Qué suerte ver la Historia desde los ojos de Martin Scorsese.

De verdad, qué suerte.


Por otro lado, qué mala suerte haber visto The Irishman sentado entre la familia Telerín y un pachuco enamorado.

Qué mala suerte tener un oído sensible y haber escuchado durante toda la película el tecleo de las conversaciones virtuales de la matriarca de la antes citada familia.

Qué mala suerte haber escuchado cómo uno de sus integrantes mordía una torta crujiente y olorosa introducida en contrabando a la sala.

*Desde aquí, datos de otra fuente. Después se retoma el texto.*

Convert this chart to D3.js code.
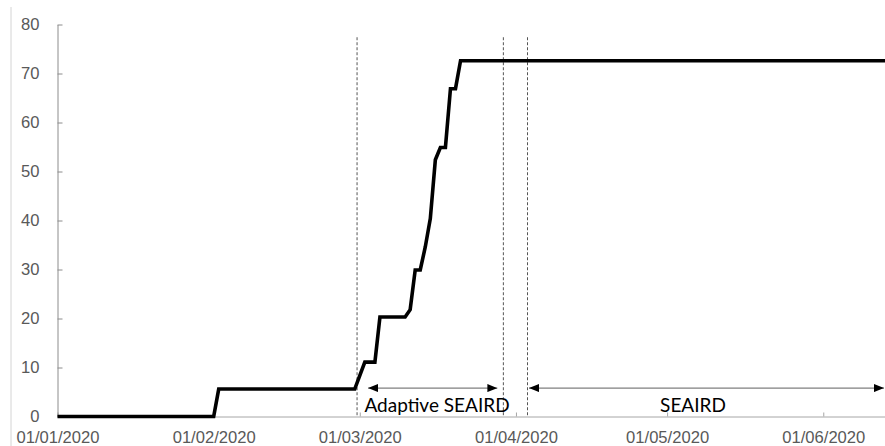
<!DOCTYPE html>
<html>
<head>
<meta charset="utf-8">
<script src="https://cdn.jsdelivr.net/npm/d3@7"></script>
<style>
  html, body { margin: 0; padding: 0; background: #fff; }
  svg { display: block; }
</style>
</head>
<body>
<svg id="chart" width="885" height="446"></svg>
<script>
// ---- data ----
const dates = ["2020-01-01","2020-02-01","2020-02-02","2020-02-29","2020-03-02","2020-03-04",
  "2020-03-05","2020-03-10","2020-03-11","2020-03-12","2020-03-13","2020-03-14","2020-03-15",
  "2020-03-16","2020-03-17","2020-03-18","2020-03-19","2020-03-20","2020-03-21","2020-06-14"];
const values = [0,0,5.6,5.6,11.1,11.1,20.3,20.3,21.8,29.9,29.9,34.6,40.4,52.4,54.9,54.9,66.9,66.9,72.6,72.6];
const yTicks = [0,10,20,30,40,50,60,70,80];
const markerDates = ["2020-02-29 11:00","2020-03-29 12:00","2020-04-03 07:00"];
const phaseLabels = ["Adaptive SEAIRD","SEAIRD"];
const xDomain = ["2020-01-01","2020-06-14"];

// ---- setup ----
const parseDay = d3.utcParse("%Y-%m-%d");
const parseTime = d3.utcParse("%Y-%m-%d %H:%M");
const data = dates.map((d,i) => ({date: parseDay(d), value: values[i]}));

const svg = d3.select("#chart");
const mLeft = 57.5, mTop = 24.5, mBottom = 416.5;
const x = d3.scaleUtc().domain(xDomain.map(parseDay)).range([mLeft, mLeft + 165*5.038]);
const y = d3.scaleLinear().domain([0,80]).range([mBottom, mTop]);

// faint left border
svg.append("line").attr("x1",11).attr("x2",11).attr("y1",7).attr("y2",446)
  .attr("stroke","#d4d4d4").attr("stroke-width",1);

// x axis
const xAxis = svg.append("g").attr("transform",`translate(0,${mBottom})`)
  .call(d3.axisBottom(x).ticks(d3.utcMonth.every(1)).tickFormat(d3.utcFormat("%d/%m/%Y"))
    .tickSizeInner(-4).tickSizeOuter(0).tickPadding(14.7));
xAxis.select(".domain").attr("stroke","#a6a6a6");
xAxis.selectAll(".tick line").attr("stroke","#a6a6a6");
xAxis.selectAll(".tick text").attr("fill","#595959")
  .style("font-family","'Liberation Sans', Arial, sans-serif").style("font-size","16.6px");

// y axis
const yAxis = svg.append("g").attr("transform",`translate(${mLeft},0)`)
  .call(d3.axisLeft(y).tickValues(yTicks).tickSizeInner(-5).tickSizeOuter(0).tickPadding(18));
yAxis.select(".domain").attr("stroke","#8c8c8c");
yAxis.selectAll(".tick line").attr("stroke","#8c8c8c");
yAxis.selectAll(".tick text").attr("fill","#595959")
  .style("font-family","'Liberation Sans', Arial, sans-serif").style("font-size","16.6px");

// dashed phase markers
const mx = markerDates.map(s => x(parseTime(s)));
svg.selectAll(".vmark").data(mx).enter().append("line")
  .attr("x1",d=>d).attr("x2",d=>d).attr("y1",y(77.4)).attr("y2",mBottom)
  .attr("stroke","#555").attr("stroke-width",1).attr("stroke-dasharray","3,2");

// line
svg.append("path").datum(data)
  .attr("d", d3.line().x(d=>x(d.date)).y(d=>y(d.value)))
  .attr("fill","none").attr("stroke","#000").attr("stroke-width",3.6)
  .attr("stroke-linejoin","miter");

// arrows
const defs = svg.append("defs");
defs.append("marker").attr("id","ah").attr("markerUnits","userSpaceOnUse")
  .attr("viewBox","0 0 10 8").attr("refX",10).attr("refY",4)
  .attr("markerWidth",10).attr("markerHeight",8).attr("orient","auto-start-reverse")
  .append("path").attr("d","M0,0L10,4L0,8Z").attr("fill","#000");

const ay = y(5.8);
const arrows = [[mx[0]+11, mx[1]-6],[mx[2]+1.5, 884]];
svg.selectAll(".arrow").data(arrows).enter().append("line")
  .attr("x1",d=>d[0]).attr("x2",d=>d[1]).attr("y1",ay).attr("y2",ay)
  .attr("stroke","#7f7f7f").attr("stroke-width",1.2)
  .attr("marker-start","url(#ah)").attr("marker-end","url(#ah)");

const labelX = [437, 693];
svg.selectAll(".phase").data(phaseLabels).enter().append("text")
  .attr("x",(d,i)=>labelX[i]).attr("y",412).attr("text-anchor","middle")
  .style("font-family","Lato, 'Open Sans', sans-serif").style("font-size","19px")
  .attr("fill","#000").text(d=>d);
</script>
</body>
</html>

Qué mala suerte haber sido testigos del ritual erótico del pachuco y su novia, quien introducía media mano con papás fritas en su boca, y luego procedían al beso, tronado, en las partes silenciosas de la película.

Qué mala suerte que, después de que no tuvieron más papás ni bolsitas ruidosas, el Pachuco se haya subido como a un trailer, extendido las piernas y roncado discretamente.

Qué mala suerte


PS

Levante la mano el que ya haya sacado su cobertor San Marcos.